On January 27, 2022, Justice Stephen Breyer announced his retirement from the Supreme Court, effective at the end of the current term, meaning late June or early July 2022, “assuming that by then my successor has been nominated and confirmed.”
The Constitution says that the President “shall nominate” and with the “Advice and Consent” of the Senate “shall appoint … Judges of the Supreme Court.” President Biden has pledged to announce his nominee by the end of this month, and then the vetting process will begin. The “Justice-in-Waiting” will pay courtesy calls on Senators, the Senate Judiciary Committee will hold hearings, and the nomination will then come to a vote by the full Senate.
Linda Greenhouse, the New York Times’s Supreme Court reporter from 1978 to 2008, believes that Breyer was “the right justice for the wrong age.” (New York Times Jan. 26, 2022). She describes two “misfortunes” that have befallen Breyer—one, that he has spent much of his 26 years on the Court as the “quintessential Enlightenment man” in an unenlightened era; the other, that he has fallen prey to the liberal left’s demand that he step down.
She goes on to cite cases where Breyer has been on the losing side. One is a 2007 decision where the Court receded from its commitment to school integration. Another is the recent ruling that OSHA had no business imposing a workplace vaccinate-or-test requirement on employers, since Covid-19 is not limited to where people work.
I agree with Ms. Greenhouse that these cases were wrongly decided, but I disagree that this was the wrong age for Breyer to be on the Court. I also disagree that the outcry for him to step down was unfair or ill-considered.
There is nothing new about a Supreme Court out of touch with the needs of society and the interests of justice. In 1857, seven justices said that Dred Scott could not exercise the rights of a citizen because he was Black. In 1944, the Court allowed the government to intern Japanese-Americans. In 1988, the Court had no problem with a state law making adult same-sex conduct a crime. Each of these rulings was accompanied by stinging dissents.
These decisions were wrong when they were made and have been consigned to history’s dustbin. They and many other cases demonstrate that the Supreme Court has often failed to live up to the words “equal justice under law,” which appear above the entrance to the Supreme Court Building.
We know that yesterday’s dissents can become tomorrow’s law, and Justice Breyer’s dissents in many of this Court’s decisions may yet serve as prophesy. In that sense, he was not the wrong justice for our age. He sounded alarms when he thought they were needed, as Holmes, Brandeis, and other great justices have done in the past.

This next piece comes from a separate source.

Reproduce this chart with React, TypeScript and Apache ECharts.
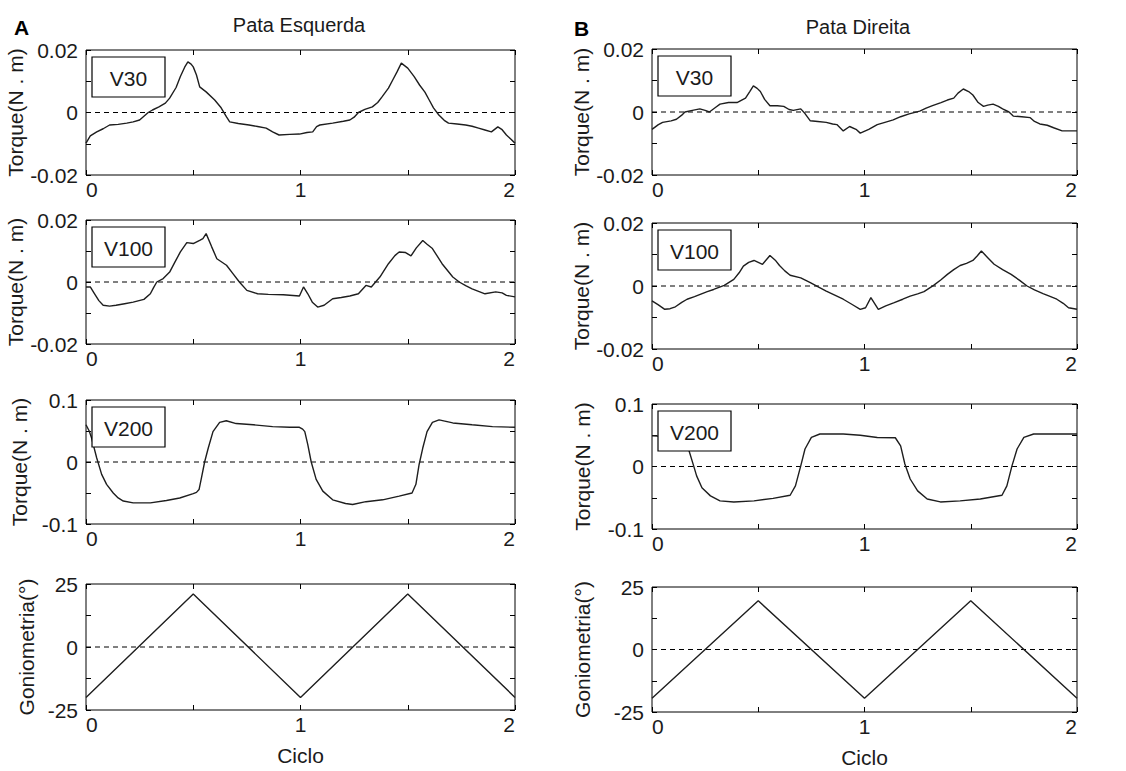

Calls for Breyer to resign were the inevitable result of Justice Ruth Bader Ginsburg’s decision not to do so. Her choice led to Donald Trump’s appointment of Amy Coney Barrett, who can fairly be described as the “anti-Ginsburg.”
So, in terms of our current political climate and demands for Breyer’s resignation, as the saying goes, “Once burned twice shy.”
The lesson is not that Breyer was victimized but rather that a long-serving judge in his 80s should give serious thought to yielding to someone younger, especially if he believes the new appointee will reflect the values for which he has fought over a lengthy career on the Supreme Court. That is a worthwhile legacy.
Justice Breyer’s many opinions and dissents reveal not just an extraordinary intellectual, but also a down-to-earth pragmatist. In Mahanoy Area School District v. B.L. the question was whether a school had the right to discipline a student who had a profane online meltdown when she didn’t make the varsity cheerleading team. Breyer’s opinion last year says that schools are not powerless when it comes to off-premises student conduct, but in these circumstances the school went too far. Notably, most of the Court’s conservative members joined in the opinion, which speaks to Breyer’s ability to reconcile opposing views, find middle ground, and bring people together. Besides, the opinion reminds us, teaching good manners begins at home.
A few weeks ago, the Court heard a case called Shurtleff v. City of Boston, where the issue is whether the City had the right to refuse Shurtleff’s request to raise a Christian Flag on a City Hall flagpole that is made available to the public. The case poses a constitutional dilemma between separation of church and state; on the one hand, and freedom of speech, on the other.
At the hearing, the erudite, intellectual Justice Breyer asked a pragmatic question about getting the case resolved: “Can’t it be settled?”
Justice Breyer was not the wrong justice for our times. He, unlike some of his colleagues, understands that promoting an ideology and being a good judge are incompatible. And his judicial career demonstrates that pragmatism befits judges at all levels of the judicial system.
New Hampshire’s David Souter, who served on the Court for 19 years—15 alongside Breyer—also possessed the quality of pragmatism, and another shared trait — humility. We will be well served if President Biden appoints someone cut from the same cloth.